A bit pattern of length $n$ is (here) just a vector consisting of $0$'s and $1$'s of length $n$. These are the messages that are actually sent and can be disturbed.

A code of length $n$ is just a set of such vectors and each of them stands for a message: in the case of a linear code, as the Hamming example, you have a generator matrix $G$, and a message of length $4$ (so a 4 bit vector) that you multiply from the left by $G$ to get the code word. Because we have a $4 \times 7$ matrix in this special form, the result is a $7$ bit vector that has as its first 4 bits the message vector and the last $3$ bits are called the *check bits* or *parity bits*.

Now the Hamming code has $16$ code words, because we have $2^4 = 16$ messages to send. So **not** just the rows of the $G$ matrix, but also all its linear combinations. The transmission can flip bits randomly and the receiver receives some $7$ bit vector that might be a code word or not (he could have received one of $2^7=128$ vectors).

Now if you consider a code word and you flip exactly *one* bit, the resulting vector could be one of $7$ vectors (depending on which position the flip occurred) but the first part of being perfect (for $t=1$, as we have for Hamming) means that all codewords plus all 1-flips of codewords together exactly form all possible 7-bit receivable words, and the flip is uniquely reconstructible: no two code words are exactly 2 flips apart so that you can change a code word $w_1$ by 1 flip to $w_1'$ and be certain there is no other code word $w_2$ and another flip that changes it into $w_1'$. The so-called Hamming-weight (closed) balls of radius 1, are exactly a disjoint cover of the vectors of length $7$ of size $2^7$ and this is plausible as each such ball has $1+7=8$ vectors and $16 \times 8 = 2^7$.

So when we use a Hamming code we can correct exactly one error occurring, but only detect an error for 2 errors and we'd get a wwrong decode.
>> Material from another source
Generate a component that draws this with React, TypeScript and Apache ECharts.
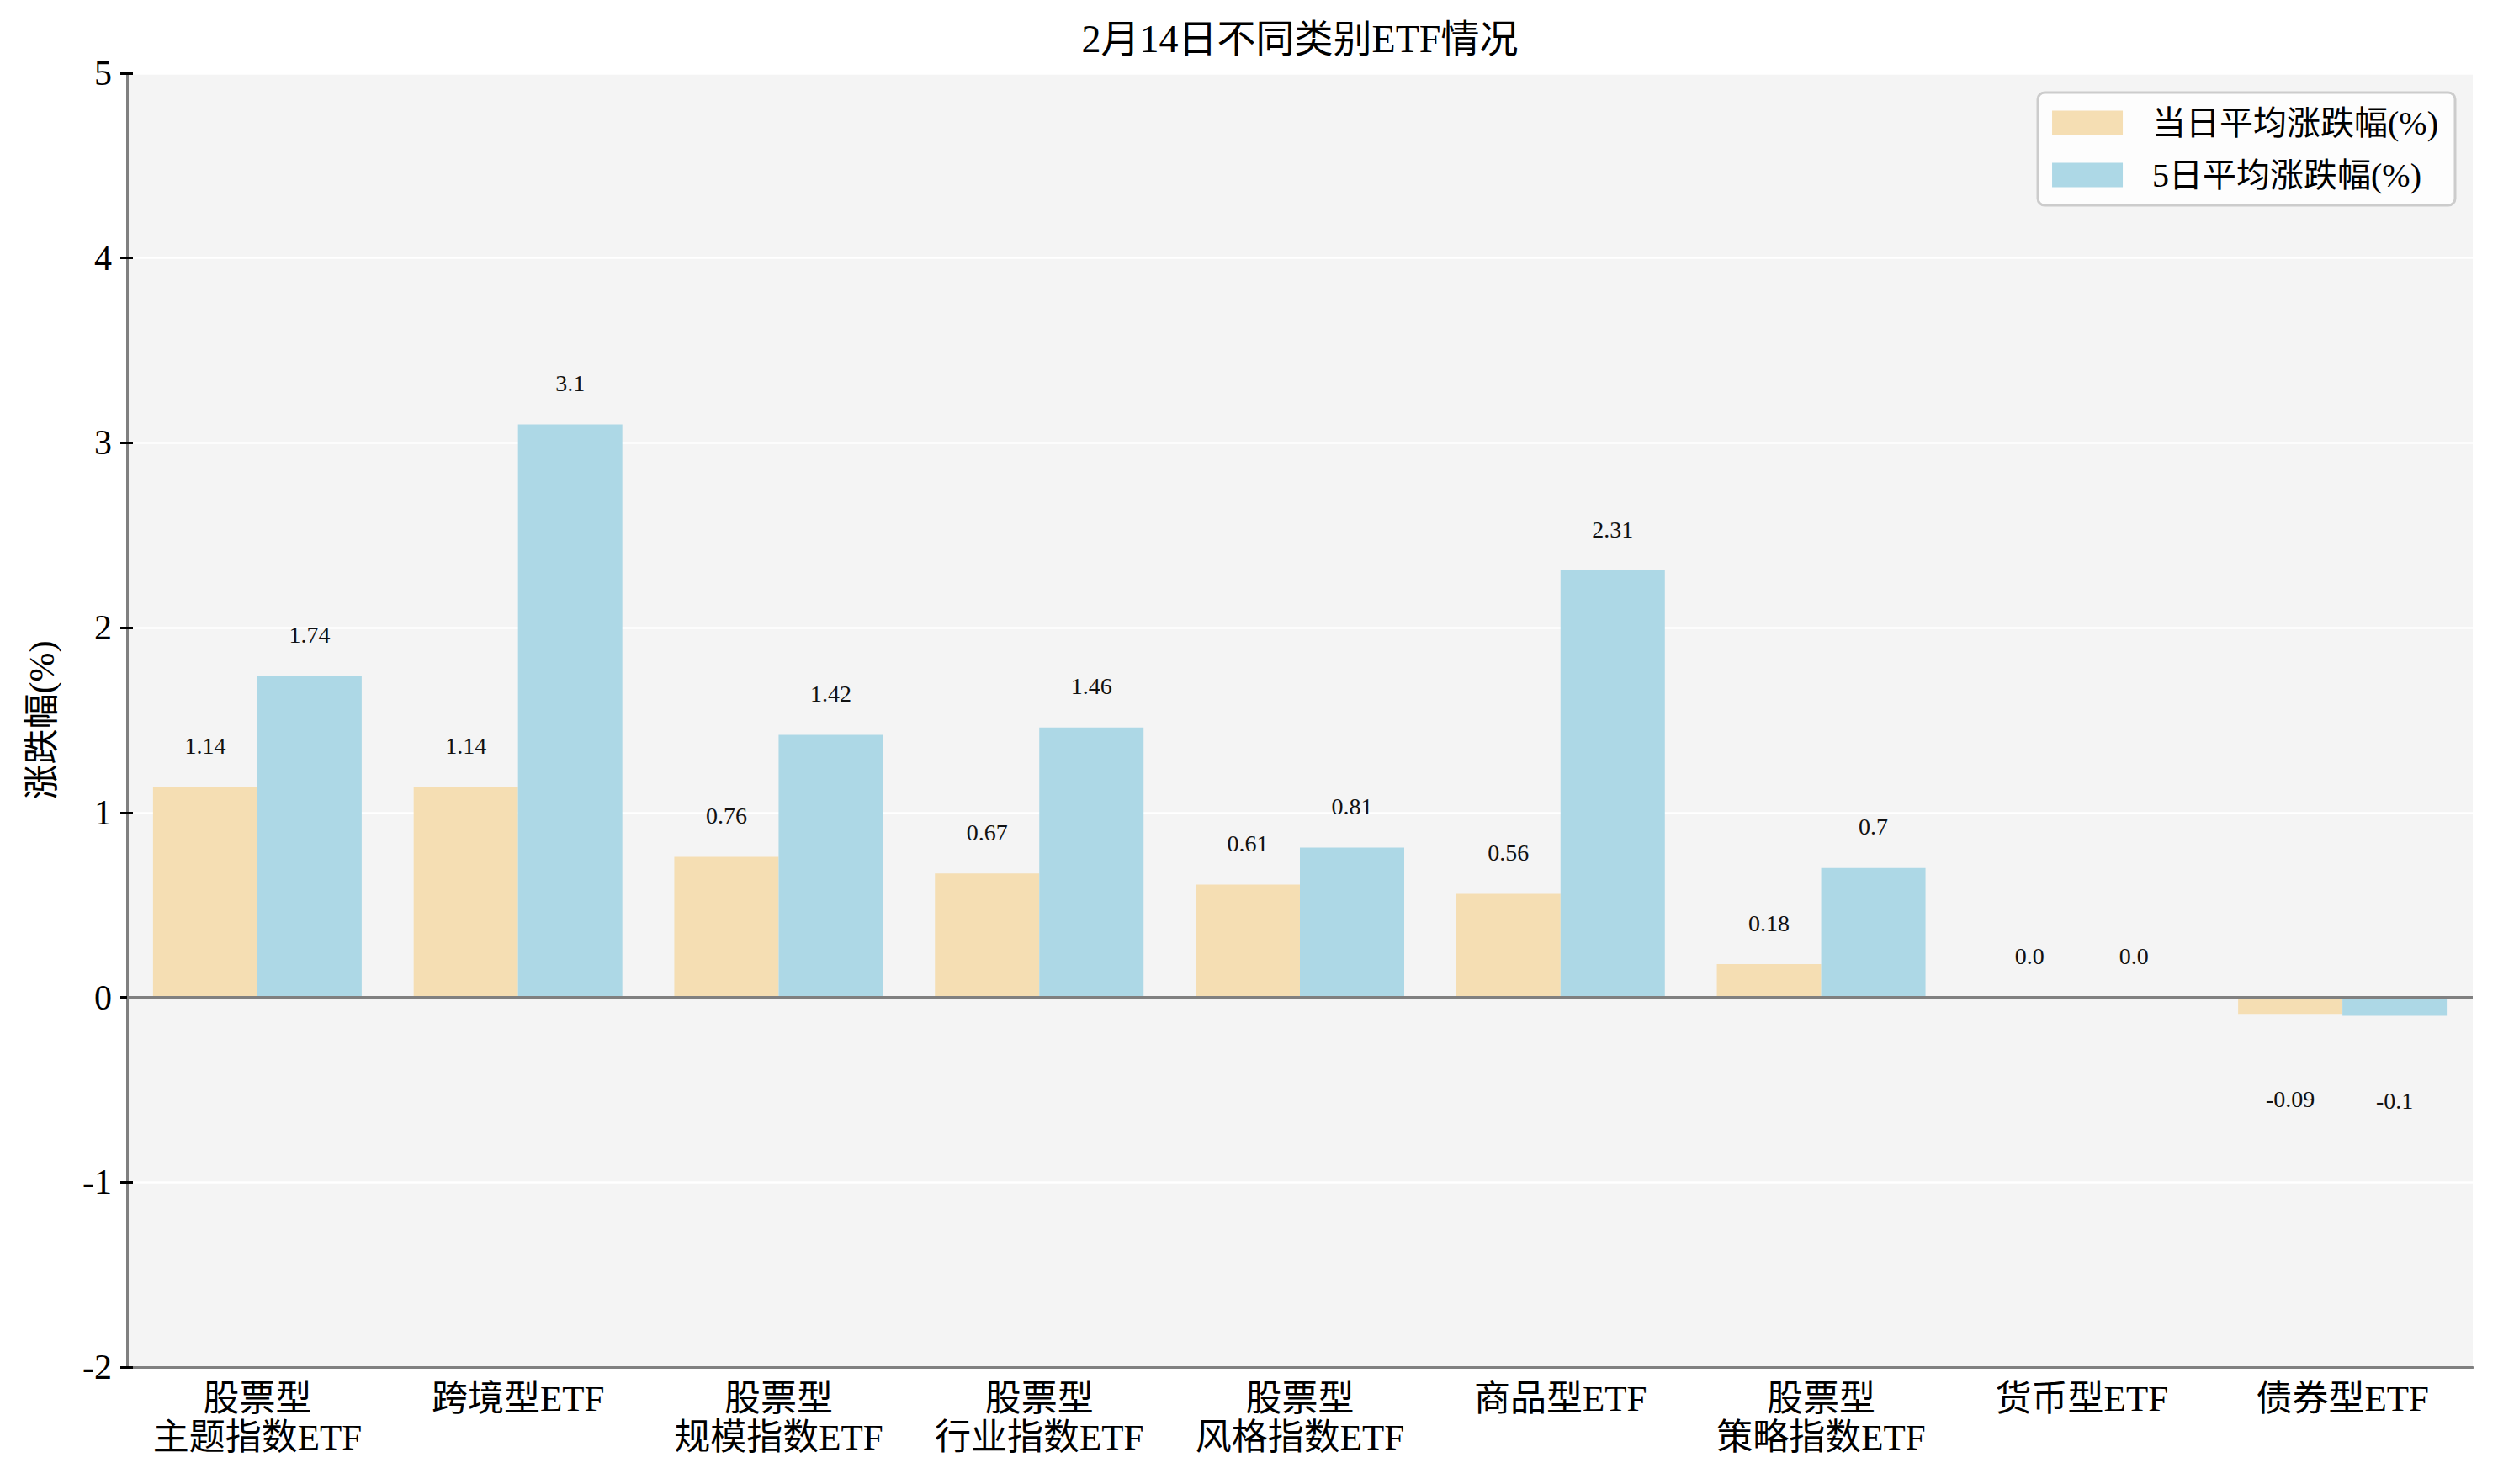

With three errors we can transform one codeword in another one, which you can already see in the first 2 rows of $G$ (flip 1, 2 and 6, say).

Normally you'd have a *check matrix* $H$ for decoding of a linear code: if you multiply this matrix by a code word you get $0$ and if some error occurs you get some unit vector that tells you what position to correct (syndrome decoding).